EXERCISE PROMPT:
Omit pictures and quote the listing below line by line, from its start through the line that holds "top_text_y = [-75, -75, 210]".

(Entries with chart source code)

↓↓↓

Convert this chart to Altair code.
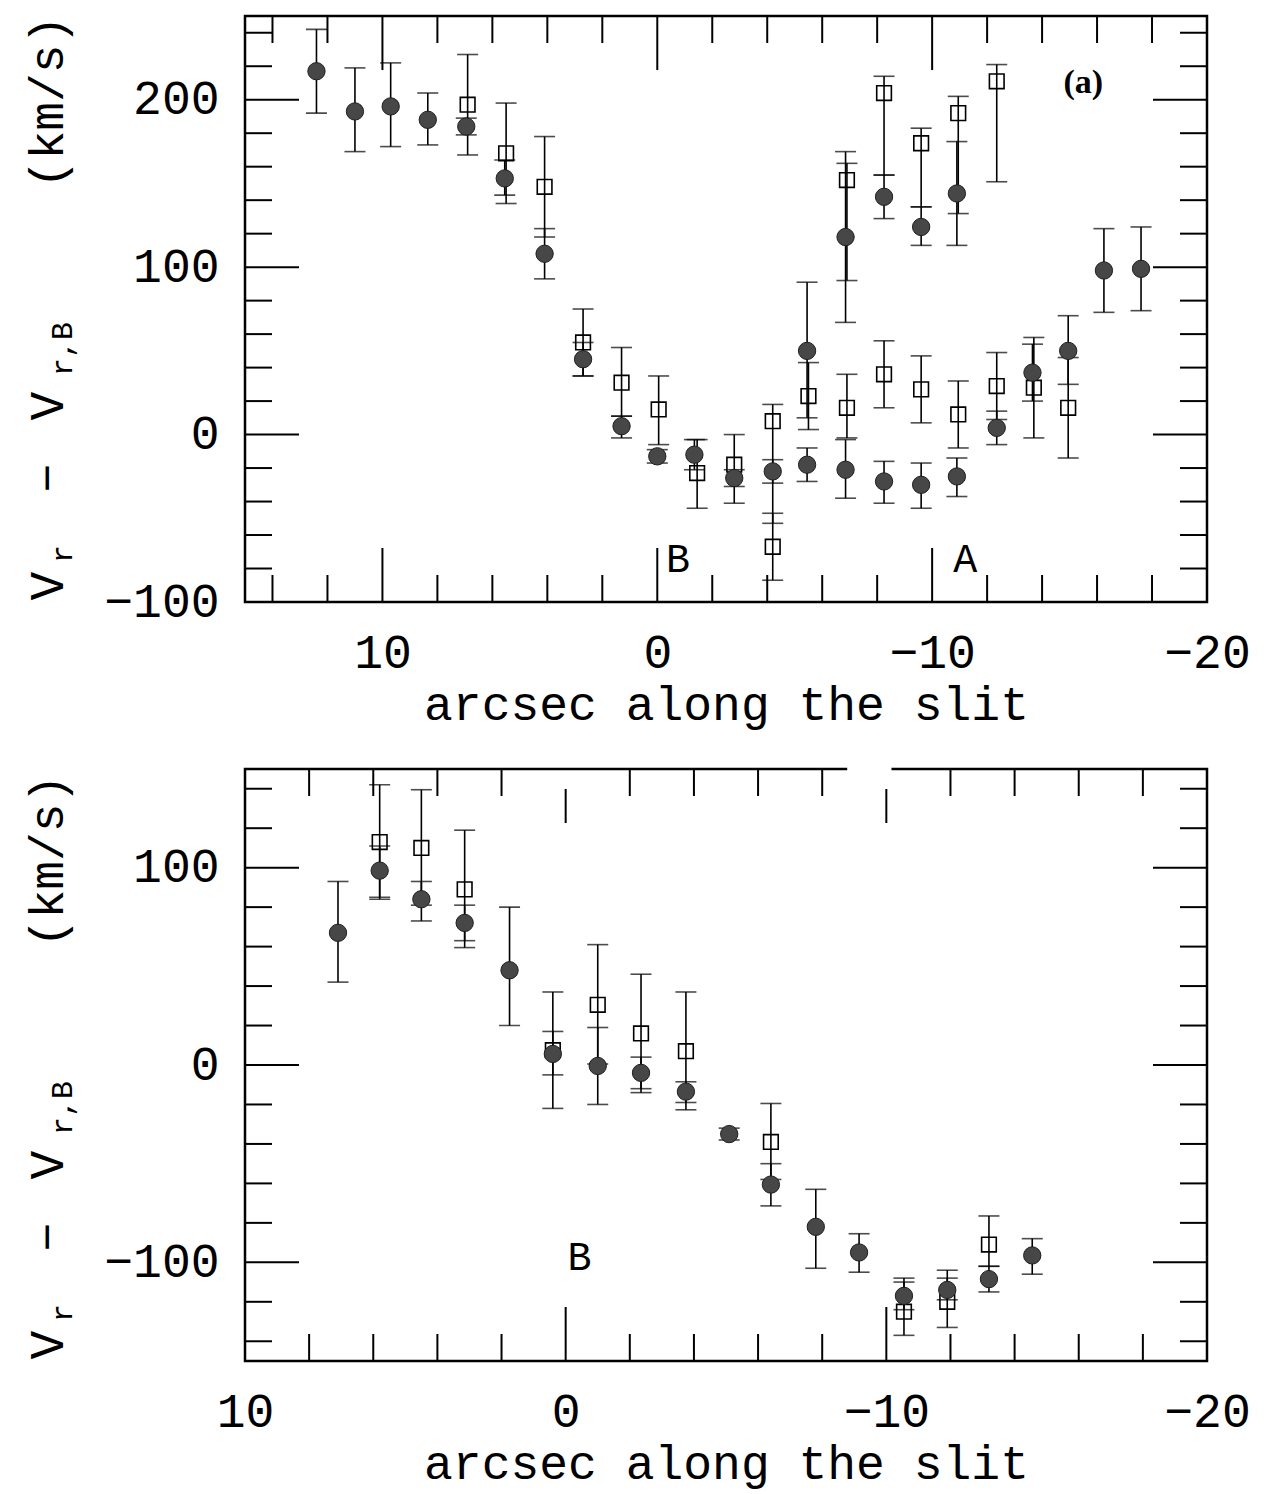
import altair as alt
import pandas as pd

FONT = "Liberation Mono"

# ---------------- panel (a): upper ----------------
top_circle_x  = [12.4, 11.0, 9.7, 8.35, 6.95, 5.55, 4.1, 2.7, 1.3, 0.0, -1.35, -2.8, -4.2,
                 -5.45, -5.45, -6.85, -6.85, -8.25, -8.25, -9.6, -9.6, -10.9, -10.9,
                 -12.35, -13.65, -14.95, -16.25, -17.6]
top_circle_y  = [217, 193, 196, 188, 184, 153, 108, 45, 5, -13, -12, -26, -22,
                 50, -18, 118, -21, 142, -28, 124, -30, 144, -25, 4, 37, 50, 98, 99]
top_circle_lo = [192, 169, 172, 173, 179, 143, 93, 35, -2, -17, -21, -31, -29,
                 10, -28, 67, -38, 129, -41, 113, -44, 113, -37, -6, 20, 30, 73, 74]
top_circle_hi = [242, 219, 222, 204, 189, 164, 123, 55, 11, -9, -3, -21, -15,
                 91, -8, 169, -3, 155, -16, 136, -17, 175, -14, 14, 54, 71, 123, 124]

top_square_x  = [6.9, 5.5, 4.1, 2.7, 1.3, -0.05, -1.45, -2.8, -4.2, -4.2, -5.5, -6.9, -6.9,
                 -8.25, -8.25, -9.6, -9.6, -10.95, -10.95, -12.35, -12.35, -13.7, -14.95]
top_square_y  = [197, 168, 148, 55, 31, 15, -23, -18, 8, -67, 23, 152, 16,
                 204, 36, 174, 27, 192, 12, 211, 29, 28, 16]
top_square_lo = [167, 138, 118, 35, 11, -6, -44, -41, -53, -87, 3, 92, -2,
                 155, 16, 136, 7, 132, -8, 151, 9, -2, -14]
top_square_hi = [227, 198, 178, 75, 52, 35, -3, 0, 18, -47, 43, 162, 36,
                 214, 56, 183, 47, 202, 32, 221, 49, 58, 46]

top_x_domain = [15, -20]
top_y_domain = [-100, 250]
top_x_labels = [10, 0, -10, -20]
top_y_labels = [200, 100, 0, -100]
top_x_minor = [14, 12, 8, 6, 4, 2, -2, -4, -6, -8, -12, -14, -16, -18]
top_x_major = [10, 0, -10]
top_y_minor = [240, 220, 180, 160, 140, 120, 80, 60, 40, 20, -20, -40, -60, -80]
top_y_major = [200, 100, 0]
top_text = ["B", "A", "(a)"]
top_text_x = [-0.75, -11.2, -15.5]
top_text_y = [-75, -75, 210]

# ---------------- panel (b): lower ----------------
bot_circle_x  = [7.1, 5.8, 4.5, 3.15, 1.75, 0.4, -1.0, -2.35, -3.75, -5.1, -6.4, -7.8,
                 -9.15, -10.55, -11.9, -13.2, -14.55]
bot_circle_y  = [67, 98.5, 84, 72, 48, 5.6, -0.5, -4, -13.5, -35, -60.6, -82,
                 -95, -117, -114, -108.5, -96.5]
bot_circle_lo = [42, 85, 73, 63, 20, -5, -20, -12, -19, -38, -71.4, -103,
                 -105, -124, -119, -115, -106]
bot_circle_hi = [93, 111, 93, 81, 80, 17, 19, 4, -8.5, -32, -50, -63,
                 -85.5, -110, -108, -102, -88]

bot_square_x  = [5.8, 4.5, 3.15, 0.4, -1.0, -2.35, -3.75, -6.4, -10.55, -11.9, -13.2]
bot_square_y  = [113, 110, 89, 7.5, 30.5, 16, 7, -39, -125, -120, -91]
bot_square_lo = [84, 81, 59.5, -22, 0.5, -14, -22.7, -58, -137, -133, -102]
bot_square_hi = [142, 139.5, 119, 37, 61, 46, 37, -19.5, -108, -104, -76.5]

bot_x_domain = [10, -20]
bot_y_domain = [-150, 150]
bot_x_labels = [10, 0, -10, -20]
bot_y_labels = [100, 0, -100]
bot_x_minor = [8, 6, 4, 2, -2, -4, -6, -8, -12, -14, -16, -18]
bot_x_major = [0, -10]
bot_y_minor = [140, 120, 80, 60, 40, 20, -20, -40, -60, -80, -120, -140]
bot_y_major = [100, 0, -100]
bot_text = ["B"]
bot_text_x = [-0.43]
bot_text_y = [-98]
bot_frame_gap = [-8.78, -10.16]   # break in the scanned upper frame line

W = 962
LEFT = 243
MINOR, MAJOR = 27, 54


def panel(cx, cy, clo, chi, sx, sy, slo, shi, xdom, ydom, xlab, ylab,
          xmin, xmaj, ymin, ymaj, tt, tx, ty, H, anchor_top, anchor_bottom,
          gap=None, title_dy=0):
    xs = alt.Scale(domain=xdom, nice=False, zero=False)
    ys = alt.Scale(domain=ydom, nice=False, zero=False)
    xaxis = alt.Axis(values=xlab, ticks=False, domain=False, grid=False,
                     labelFontSize=48, labelPadding=27, labelFlush=False,
                     labelOverlap=False, title="arcsec along the slit",
                     titleFontSize=48, titleFontWeight="normal", titlePadding=4)
    yaxis = alt.Axis(values=ylab, ticks=False, domain=False, grid=False,
                     labelFontSize=48, labelPadding=26, labelOverlap=False,
                     title=None)

    def X(f):
        return alt.X(f"{f}:Q", scale=xs, axis=xaxis)

    def Y(f):
        return alt.Y(f"{f}:Q", scale=ys, axis=yaxis)

    circ = pd.DataFrame({"x": cx, "y": cy, "lo": clo, "hi": chi})
    sq = pd.DataFrame({"x": sx, "y": sy, "lo": slo, "hi": shi})
    layers = []

    if gap is not None:
        gd = pd.DataFrame({"a": [gap[0]], "b": [gap[1]]})
        layers.append(alt.Chart(gd).mark_rule(color="white", strokeWidth=6).encode(
            x=X("a"), x2="b:Q", y=alt.value(0)))

    # inward ticks on all four sides
    for vals, ln in ((xmin, MINOR), (xmaj, MAJOR)):
        d = pd.DataFrame({"v": vals})
        layers.append(alt.Chart(d).mark_rule(color="black", strokeWidth=2).encode(
            x=X("v"), y=alt.value(H), y2=alt.value(H - ln)))
        start = 20 if (gap is not None and ln == MAJOR) else 0
        layers.append(alt.Chart(d).mark_rule(color="black", strokeWidth=2).encode(
            x=X("v"), y=alt.value(start), y2=alt.value(ln)))
    for vals, ln in ((ymin, MINOR), (ymaj, MAJOR)):
        d = pd.DataFrame({"v": vals})
        layers.append(alt.Chart(d).mark_rule(color="black", strokeWidth=2).encode(
            y=Y("v"), x=alt.value(0), x2=alt.value(ln)))
        layers.append(alt.Chart(d).mark_rule(color="black", strokeWidth=2).encode(
            y=Y("v"), x=alt.value(W), x2=alt.value(W - ln)))

    for df in (sq, circ):
        layers.append(alt.Chart(df).mark_rule(color="black", strokeWidth=1.6).encode(
            x=X("x"), y=Y("lo"), y2="hi:Q"))
        layers.append(alt.Chart(df).transform_fold(["lo", "hi"]).mark_tick(
            color="black", thickness=1.6, size=21, orient="horizontal").encode(
            x=X("x"), y=Y("value")))

    layers.append(alt.Chart(sq).mark_point(shape="square", size=215, filled=False,
                                           color="black", strokeWidth=1.6, opacity=1).encode(
        x=X("x"), y=Y("y")))
    layers.append(alt.Chart(circ).mark_point(shape="circle", size=300, filled=True,
                                             fill="#474747", stroke="#1e1e1e",
                                             strokeWidth=1, opacity=1).encode(
        x=X("x"), y=Y("y")))

    # panel annotations
    tdf = pd.DataFrame({"x": tx, "y": ty, "t": tt})
    letters = tdf[tdf["t"] != "(a)"]
    layers.append(alt.Chart(letters).mark_text(font=FONT, fontSize=40, color="black").encode(
        x=X("x"), y=Y("y"), text="t:N"))
    lab = tdf[tdf["t"] == "(a)"]
    if len(lab):
        layers.append(alt.Chart(lab).mark_text(font="Liberation Serif", fontSize=34,
                                               fontWeight="bold", color="black").encode(
            x=X("x"), y=Y("y"), text="t:N"))

    # y title pieces: V_r - V_r,B (km/s), rotated
    one = pd.DataFrame({"a": [0]})
    pieces = [("(km/s)", -196, 86, 48), ("V", -196, 390, 48), ("r,B", -182, 333, 30),
              ("\u2212", -196, 462, 48), ("V", -196, 570, 48), ("r", -182, 538, 30)]
    for t, px, py, fs in pieces:
        layers.append(alt.Chart(one).mark_text(font=FONT, fontSize=fs, angle=270,
                                               align="center", baseline="middle",
                                               color="black").encode(
            x=alt.value(px), y=alt.value(py + title_dy), text=alt.value(t)))

    # invisible layout anchors
    layers.append(alt.Chart(one).mark_rule(opacity=0, strokeWidth=0).encode(
        x=alt.value(-LEFT), x2=alt.value(-LEFT), y=alt.value(anchor_top),
        y2=alt.value(anchor_bottom)))

    return alt.layer(*layers).properties(width=W, height=H)


top = panel(top_circle_x, top_circle_y, top_circle_lo, top_circle_hi,
            top_square_x, top_square_y, top_square_lo, top_square_hi,
            top_x_domain, top_y_domain, top_x_labels, top_y_labels,
            top_x_minor, top_x_major, top_y_minor, top_y_major,
            top_text, top_text_x, top_text_y, 586, -14, 586 + 100)

bot = panel(bot_circle_x, bot_circle_y, bot_circle_lo, bot_circle_hi,
            bot_square_x, bot_square_y, bot_square_lo, bot_square_hi,
            bot_x_domain, bot_y_domain, bot_x_labels, bot_y_labels,
            bot_x_minor, bot_x_major, bot_y_minor, bot_y_major,
            bot_text, bot_text_x, bot_text_y, 592, -10, 0,
            gap=bot_frame_gap, title_dy=6)

chart = alt.vconcat(top, bot, spacing=26).properties(
    padding=0, background="white"
).configure_view(stroke="black", strokeWidth=2.5).configure_axis(
    labelFont=FONT, titleFont=FONT, labelColor="black", titleColor="black"
)

chart.save("out.html", embed_options={"renderer": "svg", "actions": False})
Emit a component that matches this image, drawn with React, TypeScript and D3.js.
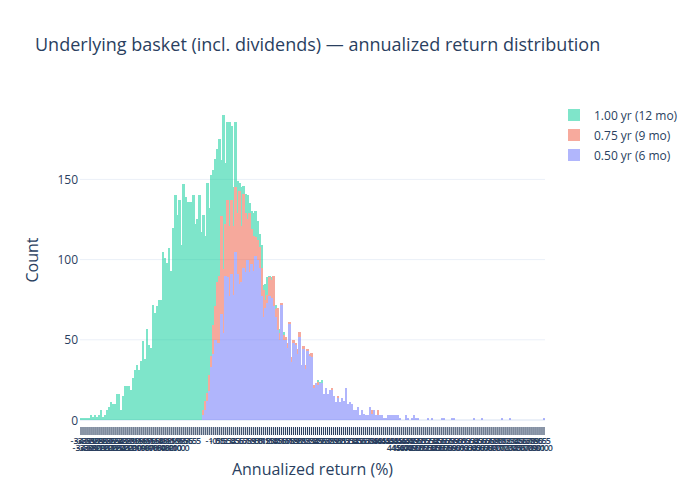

↑↑↑

ANSWER TO THE EXERCISE:
Convert this chart to Altair code.
import altair as alt
import pandas as pd

FONT = "Liberation Mono"

# ---------------- panel (a): upper ----------------
top_circle_x  = [12.4, 11.0, 9.7, 8.35, 6.95, 5.55, 4.1, 2.7, 1.3, 0.0, -1.35, -2.8, -4.2,
                 -5.45, -5.45, -6.85, -6.85, -8.25, -8.25, -9.6, -9.6, -10.9, -10.9,
                 -12.35, -13.65, -14.95, -16.25, -17.6]
top_circle_y  = [217, 193, 196, 188, 184, 153, 108, 45, 5, -13, -12, -26, -22,
                 50, -18, 118, -21, 142, -28, 124, -30, 144, -25, 4, 37, 50, 98, 99]
top_circle_lo = [192, 169, 172, 173, 179, 143, 93, 35, -2, -17, -21, -31, -29,
                 10, -28, 67, -38, 129, -41, 113, -44, 113, -37, -6, 20, 30, 73, 74]
top_circle_hi = [242, 219, 222, 204, 189, 164, 123, 55, 11, -9, -3, -21, -15,
                 91, -8, 169, -3, 155, -16, 136, -17, 175, -14, 14, 54, 71, 123, 124]

top_square_x  = [6.9, 5.5, 4.1, 2.7, 1.3, -0.05, -1.45, -2.8, -4.2, -4.2, -5.5, -6.9, -6.9,
                 -8.25, -8.25, -9.6, -9.6, -10.95, -10.95, -12.35, -12.35, -13.7, -14.95]
top_square_y  = [197, 168, 148, 55, 31, 15, -23, -18, 8, -67, 23, 152, 16,
                 204, 36, 174, 27, 192, 12, 211, 29, 28, 16]
top_square_lo = [167, 138, 118, 35, 11, -6, -44, -41, -53, -87, 3, 92, -2,
                 155, 16, 136, 7, 132, -8, 151, 9, -2, -14]
top_square_hi = [227, 198, 178, 75, 52, 35, -3, 0, 18, -47, 43, 162, 36,
                 214, 56, 183, 47, 202, 32, 221, 49, 58, 46]

top_x_domain = [15, -20]
top_y_domain = [-100, 250]
top_x_labels = [10, 0, -10, -20]
top_y_labels = [200, 100, 0, -100]
top_x_minor = [14, 12, 8, 6, 4, 2, -2, -4, -6, -8, -12, -14, -16, -18]
top_x_major = [10, 0, -10]
top_y_minor = [240, 220, 180, 160, 140, 120, 80, 60, 40, 20, -20, -40, -60, -80]
top_y_major = [200, 100, 0]
top_text = ["B", "A", "(a)"]
top_text_x = [-0.75, -11.2, -15.5]
top_text_y = [-75, -75, 210]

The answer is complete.